* start Stored rows *

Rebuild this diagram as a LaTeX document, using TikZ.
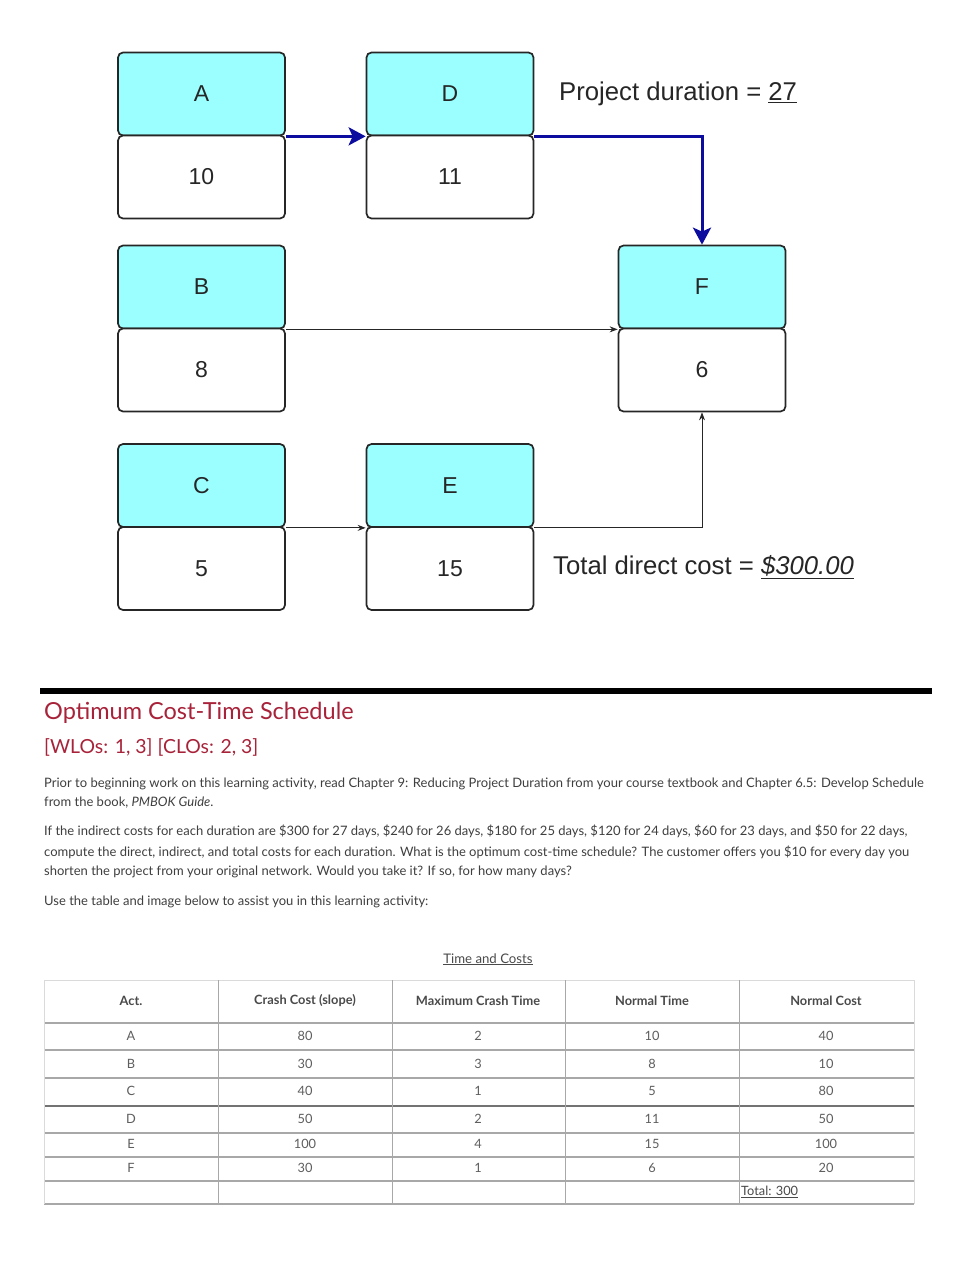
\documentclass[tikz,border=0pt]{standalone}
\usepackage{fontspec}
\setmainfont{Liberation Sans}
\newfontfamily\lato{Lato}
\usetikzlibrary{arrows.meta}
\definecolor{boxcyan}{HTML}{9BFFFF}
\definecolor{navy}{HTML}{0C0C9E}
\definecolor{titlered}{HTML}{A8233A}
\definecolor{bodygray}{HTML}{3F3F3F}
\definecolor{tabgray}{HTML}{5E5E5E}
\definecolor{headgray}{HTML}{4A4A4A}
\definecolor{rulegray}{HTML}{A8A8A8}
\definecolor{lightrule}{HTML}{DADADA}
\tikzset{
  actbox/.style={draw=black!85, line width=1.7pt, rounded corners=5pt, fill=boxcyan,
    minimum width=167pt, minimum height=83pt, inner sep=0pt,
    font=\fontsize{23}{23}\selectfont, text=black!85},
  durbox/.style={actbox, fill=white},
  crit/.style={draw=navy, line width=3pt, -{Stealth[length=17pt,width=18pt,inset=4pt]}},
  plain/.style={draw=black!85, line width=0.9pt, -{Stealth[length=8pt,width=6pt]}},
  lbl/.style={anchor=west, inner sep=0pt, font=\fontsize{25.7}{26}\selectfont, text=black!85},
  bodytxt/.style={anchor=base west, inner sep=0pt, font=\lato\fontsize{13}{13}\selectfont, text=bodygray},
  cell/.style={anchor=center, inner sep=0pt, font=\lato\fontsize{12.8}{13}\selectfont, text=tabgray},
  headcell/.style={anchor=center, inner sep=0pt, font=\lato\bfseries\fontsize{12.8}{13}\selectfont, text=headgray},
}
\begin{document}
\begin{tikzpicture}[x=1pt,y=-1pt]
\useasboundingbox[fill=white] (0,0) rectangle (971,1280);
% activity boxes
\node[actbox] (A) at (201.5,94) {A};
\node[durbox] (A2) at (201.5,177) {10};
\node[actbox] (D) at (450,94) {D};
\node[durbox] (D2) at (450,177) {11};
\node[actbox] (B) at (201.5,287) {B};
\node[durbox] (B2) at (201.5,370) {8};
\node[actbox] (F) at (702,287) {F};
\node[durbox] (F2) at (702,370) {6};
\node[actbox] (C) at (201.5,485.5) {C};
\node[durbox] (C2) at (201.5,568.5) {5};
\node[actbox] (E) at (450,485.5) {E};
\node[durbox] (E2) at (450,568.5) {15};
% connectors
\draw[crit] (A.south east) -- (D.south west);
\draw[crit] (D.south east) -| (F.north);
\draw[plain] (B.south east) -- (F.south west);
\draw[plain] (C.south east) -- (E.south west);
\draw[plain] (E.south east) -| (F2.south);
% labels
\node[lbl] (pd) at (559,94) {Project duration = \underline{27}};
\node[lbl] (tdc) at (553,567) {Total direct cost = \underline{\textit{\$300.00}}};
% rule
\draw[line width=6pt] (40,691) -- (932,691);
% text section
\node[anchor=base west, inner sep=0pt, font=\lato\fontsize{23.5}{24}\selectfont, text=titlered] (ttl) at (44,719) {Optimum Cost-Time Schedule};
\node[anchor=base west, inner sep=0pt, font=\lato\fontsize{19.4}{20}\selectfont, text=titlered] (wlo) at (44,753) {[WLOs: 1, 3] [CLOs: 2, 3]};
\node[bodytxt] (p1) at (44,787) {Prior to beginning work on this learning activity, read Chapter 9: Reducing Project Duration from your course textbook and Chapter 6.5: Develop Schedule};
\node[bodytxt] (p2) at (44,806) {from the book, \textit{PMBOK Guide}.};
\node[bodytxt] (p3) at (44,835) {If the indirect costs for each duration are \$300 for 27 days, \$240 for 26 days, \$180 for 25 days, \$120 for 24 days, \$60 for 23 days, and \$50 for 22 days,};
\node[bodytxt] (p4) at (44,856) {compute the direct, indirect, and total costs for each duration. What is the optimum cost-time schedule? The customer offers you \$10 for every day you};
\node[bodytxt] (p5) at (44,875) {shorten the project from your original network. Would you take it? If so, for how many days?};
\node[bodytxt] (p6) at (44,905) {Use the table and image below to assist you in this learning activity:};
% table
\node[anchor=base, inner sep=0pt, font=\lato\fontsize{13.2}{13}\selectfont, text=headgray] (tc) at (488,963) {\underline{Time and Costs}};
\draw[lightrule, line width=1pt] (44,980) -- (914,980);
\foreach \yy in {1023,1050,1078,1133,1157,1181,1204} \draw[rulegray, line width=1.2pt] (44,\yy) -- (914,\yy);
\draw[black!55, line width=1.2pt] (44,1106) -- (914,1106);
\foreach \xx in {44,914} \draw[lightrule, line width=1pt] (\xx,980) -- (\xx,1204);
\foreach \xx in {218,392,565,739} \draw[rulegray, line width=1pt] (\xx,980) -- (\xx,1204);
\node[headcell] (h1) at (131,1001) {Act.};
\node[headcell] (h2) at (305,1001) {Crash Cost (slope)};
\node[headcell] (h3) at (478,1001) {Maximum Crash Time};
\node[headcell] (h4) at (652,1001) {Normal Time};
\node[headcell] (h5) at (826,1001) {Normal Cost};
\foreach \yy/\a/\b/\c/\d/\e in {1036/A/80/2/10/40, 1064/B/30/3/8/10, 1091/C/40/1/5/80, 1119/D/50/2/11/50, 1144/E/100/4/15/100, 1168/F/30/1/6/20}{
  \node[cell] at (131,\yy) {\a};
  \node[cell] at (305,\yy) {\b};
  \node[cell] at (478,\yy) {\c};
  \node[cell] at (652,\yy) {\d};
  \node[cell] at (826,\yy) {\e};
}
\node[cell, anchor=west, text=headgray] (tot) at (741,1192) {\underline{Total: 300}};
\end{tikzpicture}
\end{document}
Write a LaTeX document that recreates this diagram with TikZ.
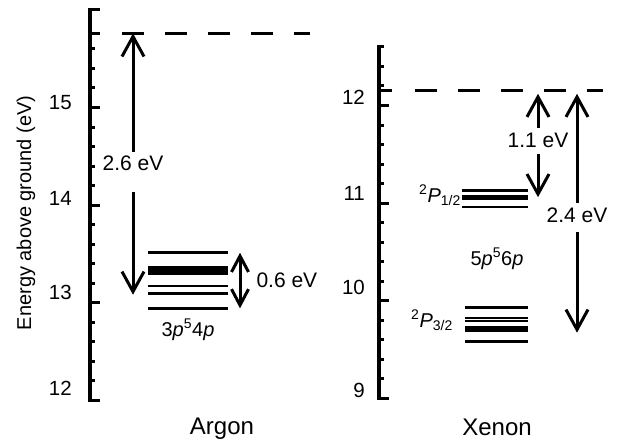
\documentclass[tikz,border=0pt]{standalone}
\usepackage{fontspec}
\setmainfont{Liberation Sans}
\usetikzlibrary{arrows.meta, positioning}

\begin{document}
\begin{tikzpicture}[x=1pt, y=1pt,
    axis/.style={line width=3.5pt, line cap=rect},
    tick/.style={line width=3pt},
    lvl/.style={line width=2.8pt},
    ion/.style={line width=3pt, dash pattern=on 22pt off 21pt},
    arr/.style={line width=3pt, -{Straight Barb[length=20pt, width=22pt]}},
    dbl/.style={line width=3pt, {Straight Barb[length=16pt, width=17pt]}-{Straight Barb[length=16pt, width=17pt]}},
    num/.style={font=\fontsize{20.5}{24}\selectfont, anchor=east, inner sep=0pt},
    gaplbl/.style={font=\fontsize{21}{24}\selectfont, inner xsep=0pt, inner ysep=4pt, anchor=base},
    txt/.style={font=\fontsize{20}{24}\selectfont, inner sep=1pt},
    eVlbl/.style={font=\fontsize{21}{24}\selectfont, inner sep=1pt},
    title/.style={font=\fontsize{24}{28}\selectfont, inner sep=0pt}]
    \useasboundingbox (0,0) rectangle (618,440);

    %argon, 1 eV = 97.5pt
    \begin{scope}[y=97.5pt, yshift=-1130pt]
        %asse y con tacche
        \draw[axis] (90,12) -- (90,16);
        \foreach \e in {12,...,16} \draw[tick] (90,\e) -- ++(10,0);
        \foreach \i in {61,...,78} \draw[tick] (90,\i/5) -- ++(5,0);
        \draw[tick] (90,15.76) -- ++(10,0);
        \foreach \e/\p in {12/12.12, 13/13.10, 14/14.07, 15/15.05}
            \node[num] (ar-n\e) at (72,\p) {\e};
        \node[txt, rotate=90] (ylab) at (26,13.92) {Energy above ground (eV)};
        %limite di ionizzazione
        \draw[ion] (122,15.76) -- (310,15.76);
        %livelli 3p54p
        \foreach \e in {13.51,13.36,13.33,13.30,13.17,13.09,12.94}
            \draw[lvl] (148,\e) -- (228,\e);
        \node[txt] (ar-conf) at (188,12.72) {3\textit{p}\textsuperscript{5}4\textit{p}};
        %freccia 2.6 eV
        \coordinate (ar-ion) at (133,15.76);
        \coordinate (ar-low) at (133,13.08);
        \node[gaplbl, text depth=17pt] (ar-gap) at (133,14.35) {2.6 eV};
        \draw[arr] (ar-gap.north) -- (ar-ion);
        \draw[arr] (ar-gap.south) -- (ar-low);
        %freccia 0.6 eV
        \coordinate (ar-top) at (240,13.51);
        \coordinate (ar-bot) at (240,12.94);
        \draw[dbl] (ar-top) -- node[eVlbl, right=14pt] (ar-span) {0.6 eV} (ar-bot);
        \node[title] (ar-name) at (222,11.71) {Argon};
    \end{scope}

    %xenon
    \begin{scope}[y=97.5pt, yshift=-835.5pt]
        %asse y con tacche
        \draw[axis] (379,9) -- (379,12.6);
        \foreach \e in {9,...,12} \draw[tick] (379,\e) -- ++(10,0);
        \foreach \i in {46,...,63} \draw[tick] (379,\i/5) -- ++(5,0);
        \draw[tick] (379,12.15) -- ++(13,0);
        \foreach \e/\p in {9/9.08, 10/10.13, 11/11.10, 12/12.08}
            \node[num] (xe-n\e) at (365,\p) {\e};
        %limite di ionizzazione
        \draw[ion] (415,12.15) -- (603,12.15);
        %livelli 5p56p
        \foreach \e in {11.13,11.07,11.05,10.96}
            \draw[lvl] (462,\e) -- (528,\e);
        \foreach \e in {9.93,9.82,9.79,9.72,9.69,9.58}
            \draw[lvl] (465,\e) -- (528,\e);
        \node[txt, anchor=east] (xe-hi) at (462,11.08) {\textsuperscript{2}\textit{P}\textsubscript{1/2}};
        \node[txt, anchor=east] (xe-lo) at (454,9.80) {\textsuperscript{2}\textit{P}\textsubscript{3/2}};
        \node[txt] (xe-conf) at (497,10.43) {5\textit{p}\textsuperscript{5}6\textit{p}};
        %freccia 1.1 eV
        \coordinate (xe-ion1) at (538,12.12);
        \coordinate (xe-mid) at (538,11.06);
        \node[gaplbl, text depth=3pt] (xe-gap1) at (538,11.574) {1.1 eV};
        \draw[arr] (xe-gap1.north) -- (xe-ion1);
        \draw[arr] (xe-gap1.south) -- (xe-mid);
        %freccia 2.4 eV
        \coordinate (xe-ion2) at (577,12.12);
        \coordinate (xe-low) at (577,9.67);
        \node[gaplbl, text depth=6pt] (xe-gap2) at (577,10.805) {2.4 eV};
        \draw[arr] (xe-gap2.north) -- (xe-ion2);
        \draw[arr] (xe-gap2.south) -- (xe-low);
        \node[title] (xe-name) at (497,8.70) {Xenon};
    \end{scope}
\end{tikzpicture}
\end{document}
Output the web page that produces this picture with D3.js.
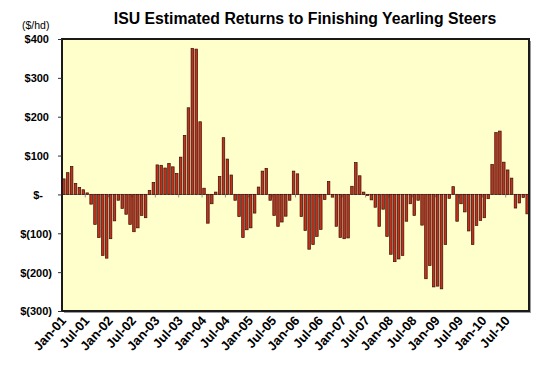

* end Stored rows *

→ Exercise:
Pick out each line containing "this" and report it.

→ Solution to the exercise:
Rebuild this diagram as a LaTeX document, using TikZ.
\node[bodytxt] (p1) at (44,787) {Prior to beginning work on this learning activity, read Chapter 9: Reducing Project Duration from your course textbook and Chapter 6.5: Develop Schedule};
\node[bodytxt] (p6) at (44,905) {Use the table and image below to assist you in this learning activity:};
Write a LaTeX document that recreates this diagram with TikZ.
Output the web page that produces this picture with D3.js.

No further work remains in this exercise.